Kristen has written 139 articles for us.

15 Comments

  1. I’m with you Kristin. Broccoli stems are the tastiest part of the plant.

    If you must seed paste tomatoes you can also take a tip from Jose Andres and gently remove the seeds with the gel intact so that they remain together as they were in the tomato cavity. They look cool and are the essence of tomato goodness. Serve them on a Japanese-style soup spoon with a drop of olive oil and maybe a some chopped herbs (or radish greens or carrot tops) and you are on the cutting edge of gastronomy sister! :)

  2. These are great tips! I don’t really peel anything and I think I might like broccoli stems and leaves more than broccoli itself, but maybe I’ll try leaving in tomato seeds the next time I make a sauce. I always throw them out.

    Holiday Tip: crushed eggshells make great fake snow for DIY snowglobes!

  3. I save all my veggie bits and pieces in a tupperware in the freezer, then once I have collected enough I make veggie broth.
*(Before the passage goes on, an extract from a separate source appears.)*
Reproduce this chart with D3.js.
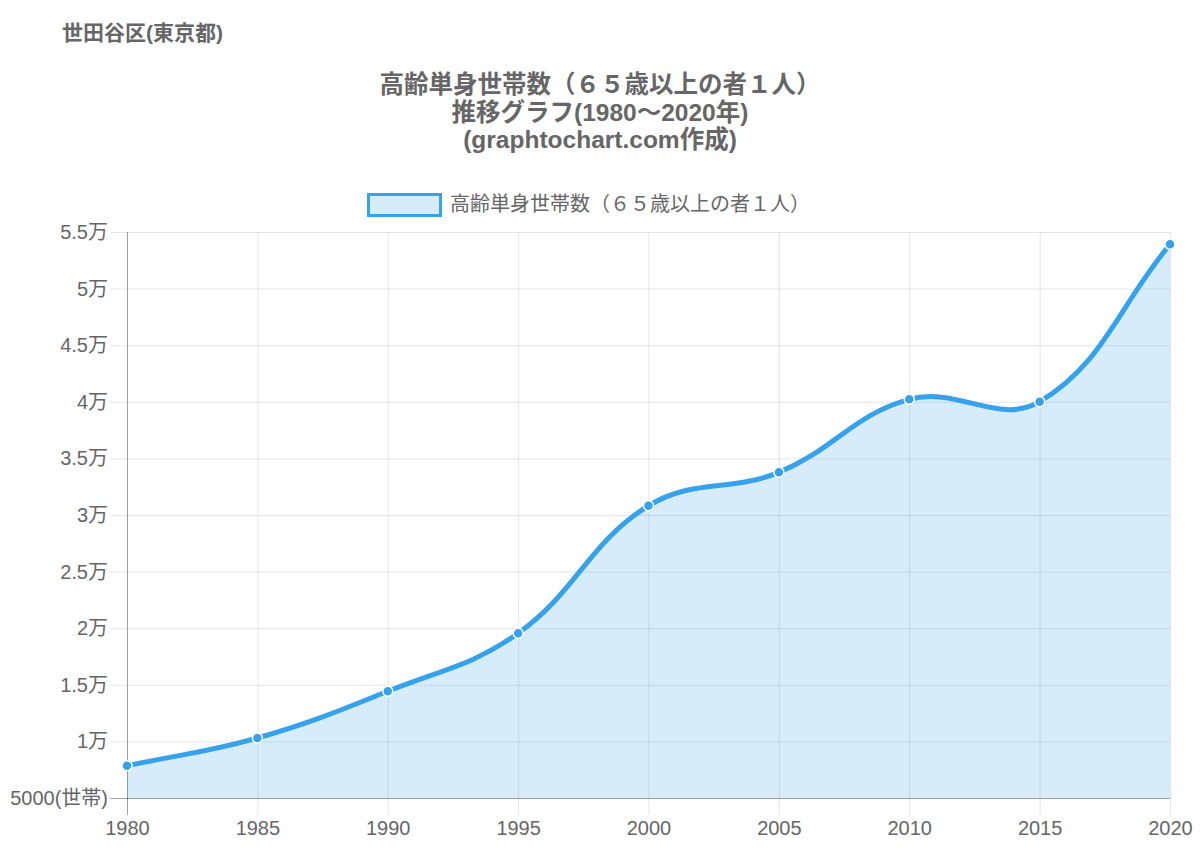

  4. I’m kind of weirdly fussy about my tomato sauce. I’m not worried about a smooth puree (who the hell wants a puree of tomato sauce anyway? chunks!), but the tomato seeds make the sauce more bitter and I refuse to use any kind of sweetener, so out they go. Also, removing them cuts down on the water in the sauce, which is another important thing because I don’t want to overcook the sauce just to make it quit being watery.

  5. So wait… If the article in the NY Times that you linked to says that carrot greens are dangerous…I think it may be misleading to have a picture of what appears to be a carrot labeled “two veggies” and denoting that the greens are the second… Perhaps I am confused?

    • carrot greens, as far as this gardener knows, aren’t actually poisonous, but they are rather bitter and alkaline. however, carrot and parsnip leaves & stalks do contain a chemical that can irritate your skin, so if you’re pulling or weeding them (or cutting them up), wear gloves!

  6. Guess not on the carrot greens, although the other ideas are great if you can’t compost. Another good stem/bad leaf combo is rhubarb. Good for pie, but the leaf is dangerously high in alkaloids.

  7. “Give a man a fish and feed him for a day, teach a queer to cook and stave off malnutrition for another semester.”

    AMEN.

  8. another use for a carrot top: cat toy. my cat loves rubbing her face on carrot tops and batting them around, and she often watches me intently when I’m chopping up carrots. also celery and green olives.

  9. Don’t let your lawn go to waste, either (if you don’t use pesticides or own a dog, that is). Dandilion greens make a delicious lettuce substitute in sandwiches and wraps. The older, larger leaves are more bitter and better chopped up and sauteed or cooked with a pasta. The roots can be boiled in water to make a delicious tea, and the flowers can be added to salads or battered and fried.

    I also have a lot of wood sorrel in my yard, a cute little plant with leaves that taste like citrus. Also good in salads, pasta and wraps.